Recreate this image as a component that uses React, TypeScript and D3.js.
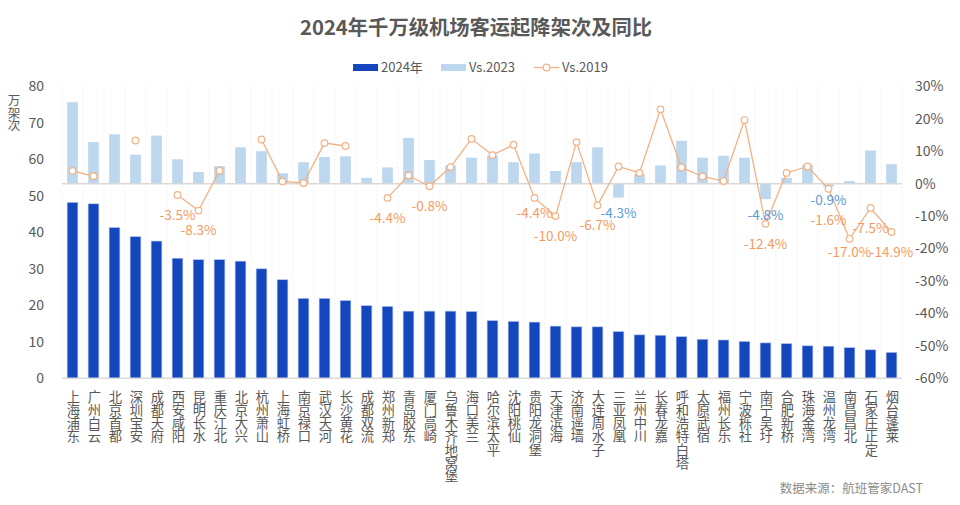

* * *

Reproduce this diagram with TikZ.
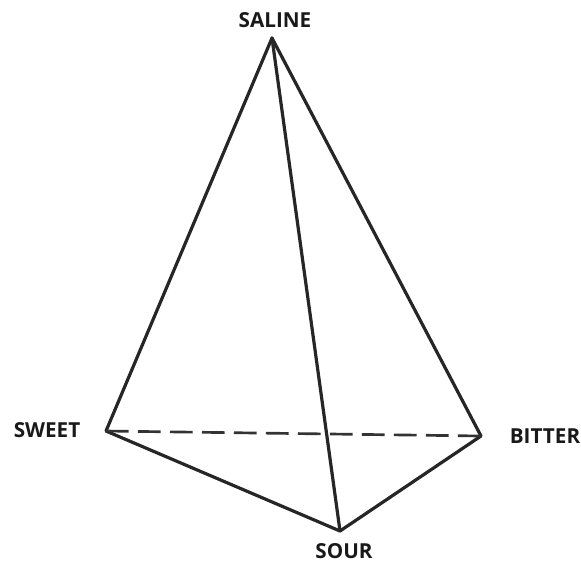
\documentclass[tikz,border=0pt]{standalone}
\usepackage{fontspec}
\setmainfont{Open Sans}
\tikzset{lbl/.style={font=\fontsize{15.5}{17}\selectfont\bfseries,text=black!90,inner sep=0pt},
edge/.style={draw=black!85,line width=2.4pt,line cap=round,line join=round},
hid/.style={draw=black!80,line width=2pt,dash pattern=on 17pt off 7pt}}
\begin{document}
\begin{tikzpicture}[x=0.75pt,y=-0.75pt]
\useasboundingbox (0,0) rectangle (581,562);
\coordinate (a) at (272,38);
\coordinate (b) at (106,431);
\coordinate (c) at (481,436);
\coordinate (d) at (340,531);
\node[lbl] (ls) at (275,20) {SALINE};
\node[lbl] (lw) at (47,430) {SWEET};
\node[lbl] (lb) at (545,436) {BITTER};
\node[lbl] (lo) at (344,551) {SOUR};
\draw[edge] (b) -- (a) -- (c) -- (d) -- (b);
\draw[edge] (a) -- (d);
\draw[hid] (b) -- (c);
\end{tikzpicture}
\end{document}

- [TASK DIRECTIONS]:
Find and copy each line above that includes the string "this".

- [SOLUTION]:
Recreate this image as a component that uses React, TypeScript and D3.js.
Reproduce this diagram with TikZ.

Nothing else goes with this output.